Universal’s Ultra HD release for Field of Dreams is a combo pack which includes a copy of the original 2009 Blu-ray, which doesn’t have the newly-remastered picture and sound. Inside the package is a Movies Anywhere code on a paper slip. The 4K UHD disc has only one extra:
- Audio Commentary with Phil Alden Robinson and John Lindley
The Blu-ray also the commentary, plus a set of other extras, all in SD:
- Audio Commentary with Phil Alden Robinson and John Lindley
- Deleted Scenes with Introductions by Phil Alden Robinson (16:50)
- From Father to Son: Passing Along the Pastime (38:41)
- Roundtable with Kevin Costner, Bret Saberhagen, George Brett, and Johnny Bench (29:56)
- A Diamond in the Husks (17:41)
- Galena, IL, Pinch Hits for Chisholm, MN (5:35)

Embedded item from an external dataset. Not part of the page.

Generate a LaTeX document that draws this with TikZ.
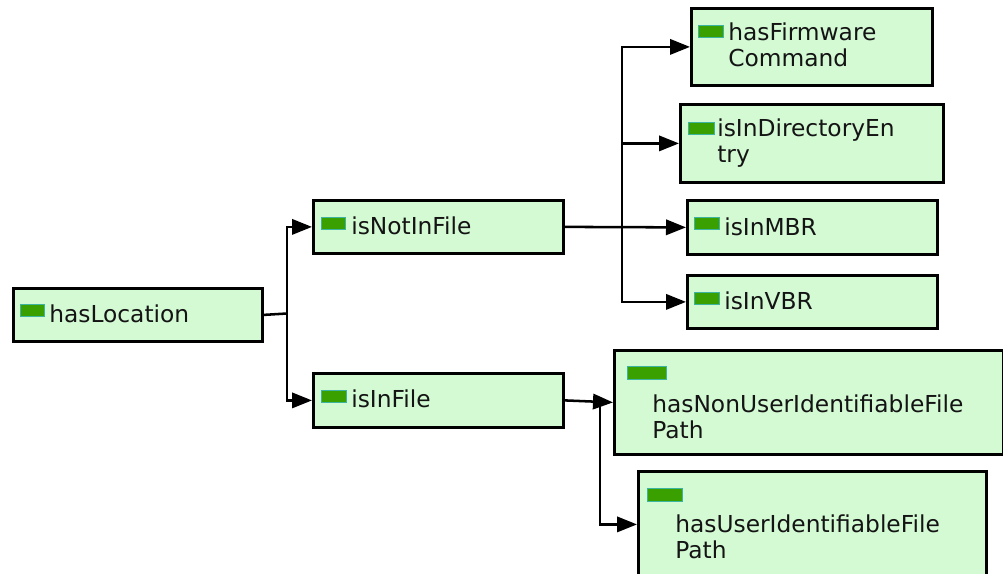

- Field of Dreams: A Scrapbook (1:29:51)
- Bravo Special: From Page to Screen (46:06)
- Theatrical Trailer (2:24)
The commentary with director Phil Alden Robinson and director of photography John Lindley is fairly laid back, but the two do give interesting technical information as well as anecdotes about making the film. The Deleted Scenes can be played with or without optional introductions by Robinson, though it would be a mistake to skip them as he provides important context that explains why the scenes were cut. From Father to Son features interviews with the cast, crew, and various professional baseball players who discuss the making of the film and their own family memories regarding the sport. The Roundtable has Costner hosting a private screening for some baseball legends who then discuss their feelings about the film and their experiences as players. A Diamond in the Husks visits the Lansing family farm where the baseball field from the film still stands to this day, proving conclusively that people will indeed come. The Galena, IL segment is an interview with a local historian in Galena who shows us which locations were used to stand in for Chisolm, MN. Field of Dreams: A Scrapbook is a full-length documentary about the making of the film featuring interviews with most of the cast and crew, including Burt Lancaster, who is not present in any of the other extras. It was produced for the Signature Collection Laserdisc and DVD in 1998, so the memories here are a bit fresher than they are elsewhere. The Bravo Special traces the development process of the film and details the differences between the novel and the script. It also looks at the production of the film and the reaction to its release. Overall, this is a comprehensive set of extras, but since they came from a variety of sources, there’s some repetition.
Field of Dreams is one of the most compulsively watchable films from the past several decades. I actually put the Ultra HD disc into my player just to see out how it looked, and ended up watching it from beginning to end because I couldn’t stop. I suspect that most people who try it out will have the same experience.